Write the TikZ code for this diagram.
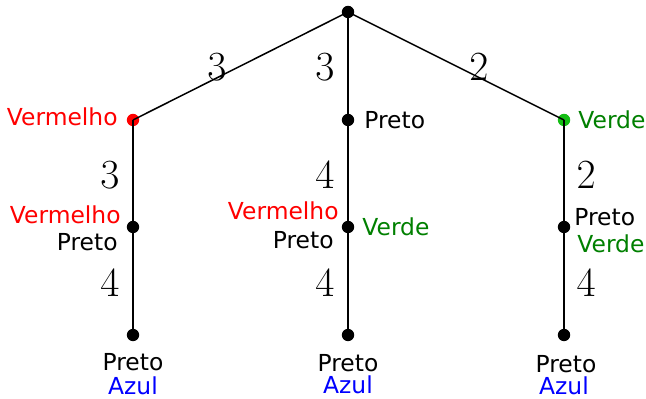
\documentclass[tikz,border=0pt]{standalone}
\usepackage{fontspec}
\setsansfont{DejaVu Sans}
\begin{document}
\begin{tikzpicture}[x=0.5pt,y=-0.5pt,
  dot/.style={circle,fill=black,inner sep=0pt,minimum size=6.2pt},
  lbl/.style={font=\sffamily\fontsize{11.7}{13}\selectfont,inner sep=0pt},
  num/.style={font=\fontsize{19.5}{22}\selectfont,inner sep=0pt},
  edge/.style={line width=0.75pt}]
\useasboundingbox[fill=white] (0,0) rectangle (646,399);
% dots
\node[dot] (r) at (348,12) {};
\node[dot,fill=red] (a1) at (133,120) {};
\node[dot] (b1) at (348,120) {};
\node[dot,fill={rgb,255:red,20;green,190;blue,20}] (c1) at (564,120) {};
\node[dot] (a2) at (133,227) {};
\node[dot] (b2) at (348,227) {};
\node[dot] (c2) at (564,227) {};
\node[dot] (a3) at (133,335) {};
\node[dot] (b3) at (348,335) {};
\node[dot] (c3) at (564,335) {};
% edges
\draw[edge] (r.center) -- (a1.center);
\draw[edge] (r.center) -- (b1.center);
\draw[edge] (r.center) -- (c1.center);
\draw[edge] (a1.center) -- (a2.center) -- (a3.center);
\draw[edge] (b1.center) -- (b2.center) -- (b3.center);
\draw[edge] (c1.center) -- (c2.center) -- (c3.center);
% numbers
\node[num] (n1) at (217,67) {$3$};
\node[num] (n2) at (325,67) {$3$};
\node[num] (n3) at (479,67) {$2$};
\node[num] (n4) at (110,175) {$3$};
\node[num] (n5) at (325,175) {$4$};
\node[num] (n6) at (586,175) {$2$};
\node[num] (n7) at (110,283) {$4$};
\node[num] (n8) at (325,283) {$4$};
\node[num] (n9) at (586,283) {$4$};
% level 1 labels
\node[lbl,anchor=east,text=red] (t1) at (118,117) {Vermelho};
\node[lbl,anchor=west] (t2) at (364,120) {Preto};
\node[lbl,anchor=west,text={rgb,255:red,0;green,128;blue,0}] (t3) at (578,120) {Verde};
% level 2 labels
\node[lbl,anchor=east,text=red] (t4) at (121,215) {Vermelho};
\node[lbl,anchor=east] (t5) at (118,242) {Preto};
\node[lbl,anchor=east,text=red] (t6) at (339,211) {Vermelho};
\node[lbl,anchor=east] (t7) at (334,240) {Preto};
\node[lbl,anchor=west,text={rgb,255:red,0;green,128;blue,0}] (t8) at (362,227) {Verde};
\node[lbl,anchor=west] (t9) at (574,217) {Preto};
\node[lbl,anchor=west,text={rgb,255:red,0;green,128;blue,0}] (t10) at (577,244) {Verde};
% bottom labels
\node[lbl] (t11) at (133,362) {Preto};
\node[lbl,text=blue] (t12) at (133,386) {Azul};
\node[lbl] (t13) at (348,363) {Preto};
\node[lbl,text=blue] (t14) at (348,385) {Azul};
\node[lbl] (t15) at (566,364) {Preto};
\node[lbl,text=blue] (t16) at (564,386) {Azul};
\end{tikzpicture}
\end{document}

☆ ☆ ☆ ☆ ☆ ☆ ☆

*Exercise prompt:*
Return the material word for word. Pictures are not part of the copy.

*Answer in full:*
Write the TikZ code for this diagram.
\documentclass[tikz,border=0pt]{standalone}
\usepackage{fontspec}
\setsansfont{DejaVu Sans}
\begin{document}
\begin{tikzpicture}[x=0.5pt,y=-0.5pt,
  dot/.style={circle,fill=black,inner sep=0pt,minimum size=6.2pt},
  lbl/.style={font=\sffamily\fontsize{11.7}{13}\selectfont,inner sep=0pt},
  num/.style={font=\fontsize{19.5}{22}\selectfont,inner sep=0pt},
  edge/.style={line width=0.75pt}]
\useasboundingbox[fill=white] (0,0) rectangle (646,399);
% dots
\node[dot] (r) at (348,12) {};
\node[dot,fill=red] (a1) at (133,120) {};
\node[dot] (b1) at (348,120) {};
\node[dot,fill={rgb,255:red,20;green,190;blue,20}] (c1) at (564,120) {};
\node[dot] (a2) at (133,227) {};
\node[dot] (b2) at (348,227) {};
\node[dot] (c2) at (564,227) {};
\node[dot] (a3) at (133,335) {};
\node[dot] (b3) at (348,335) {};
\node[dot] (c3) at (564,335) {};
% edges
\draw[edge] (r.center) -- (a1.center);
\draw[edge] (r.center) -- (b1.center);
\draw[edge] (r.center) -- (c1.center);
\draw[edge] (a1.center) -- (a2.center) -- (a3.center);
\draw[edge] (b1.center) -- (b2.center) -- (b3.center);
\draw[edge] (c1.center) -- (c2.center) -- (c3.center);
% numbers
\node[num] (n1) at (217,67) {$3$};
\node[num] (n2) at (325,67) {$3$};
\node[num] (n3) at (479,67) {$2$};
\node[num] (n4) at (110,175) {$3$};
\node[num] (n5) at (325,175) {$4$};
\node[num] (n6) at (586,175) {$2$};
\node[num] (n7) at (110,283) {$4$};
\node[num] (n8) at (325,283) {$4$};
\node[num] (n9) at (586,283) {$4$};
% level 1 labels
\node[lbl,anchor=east,text=red] (t1) at (118,117) {Vermelho};
\node[lbl,anchor=west] (t2) at (364,120) {Preto};
\node[lbl,anchor=west,text={rgb,255:red,0;green,128;blue,0}] (t3) at (578,120) {Verde};
% level 2 labels
\node[lbl,anchor=east,text=red] (t4) at (121,215) {Vermelho};
\node[lbl,anchor=east] (t5) at (118,242) {Preto};
\node[lbl,anchor=east,text=red] (t6) at (339,211) {Vermelho};
\node[lbl,anchor=east] (t7) at (334,240) {Preto};
\node[lbl,anchor=west,text={rgb,255:red,0;green,128;blue,0}] (t8) at (362,227) {Verde};
\node[lbl,anchor=west] (t9) at (574,217) {Preto};
\node[lbl,anchor=west,text={rgb,255:red,0;green,128;blue,0}] (t10) at (577,244) {Verde};
% bottom labels
\node[lbl] (t11) at (133,362) {Preto};
\node[lbl,text=blue] (t12) at (133,386) {Azul};
\node[lbl] (t13) at (348,363) {Preto};
\node[lbl,text=blue] (t14) at (348,385) {Azul};
\node[lbl] (t15) at (566,364) {Preto};
\node[lbl,text=blue] (t16) at (564,386) {Azul};
\end{tikzpicture}
\end{document}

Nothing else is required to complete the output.